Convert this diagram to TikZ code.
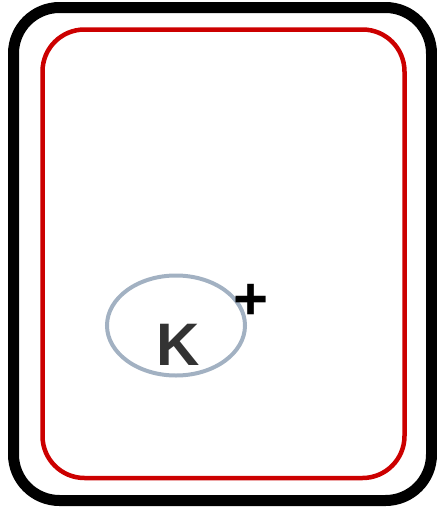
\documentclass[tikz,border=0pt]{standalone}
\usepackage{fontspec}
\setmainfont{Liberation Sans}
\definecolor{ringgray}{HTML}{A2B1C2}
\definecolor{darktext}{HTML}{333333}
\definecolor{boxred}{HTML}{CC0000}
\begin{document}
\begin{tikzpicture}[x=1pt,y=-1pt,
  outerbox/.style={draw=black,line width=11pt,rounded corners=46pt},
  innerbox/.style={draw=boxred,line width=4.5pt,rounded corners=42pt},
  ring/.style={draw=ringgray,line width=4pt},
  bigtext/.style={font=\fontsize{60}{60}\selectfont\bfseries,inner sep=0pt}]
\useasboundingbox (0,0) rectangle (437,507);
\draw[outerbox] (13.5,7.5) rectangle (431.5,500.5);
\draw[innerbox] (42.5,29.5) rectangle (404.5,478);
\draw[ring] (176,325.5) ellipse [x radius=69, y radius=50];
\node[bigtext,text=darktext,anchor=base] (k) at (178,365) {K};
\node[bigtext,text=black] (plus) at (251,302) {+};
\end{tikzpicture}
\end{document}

* **OBJECTIVE**:
All of the data above should be transcribed verbatim, with pictures omitted.

* **TASK SOLUTION**:
Convert this diagram to TikZ code.
\documentclass[tikz,border=0pt]{standalone}
\usepackage{fontspec}
\setmainfont{Liberation Sans}
\definecolor{ringgray}{HTML}{A2B1C2}
\definecolor{darktext}{HTML}{333333}
\definecolor{boxred}{HTML}{CC0000}
\begin{document}
\begin{tikzpicture}[x=1pt,y=-1pt,
  outerbox/.style={draw=black,line width=11pt,rounded corners=46pt},
  innerbox/.style={draw=boxred,line width=4.5pt,rounded corners=42pt},
  ring/.style={draw=ringgray,line width=4pt},
  bigtext/.style={font=\fontsize{60}{60}\selectfont\bfseries,inner sep=0pt}]
\useasboundingbox (0,0) rectangle (437,507);
\draw[outerbox] (13.5,7.5) rectangle (431.5,500.5);
\draw[innerbox] (42.5,29.5) rectangle (404.5,478);
\draw[ring] (176,325.5) ellipse [x radius=69, y radius=50];
\node[bigtext,text=darktext,anchor=base] (k) at (178,365) {K};
\node[bigtext,text=black] (plus) at (251,302) {+};
\end{tikzpicture}
\end{document}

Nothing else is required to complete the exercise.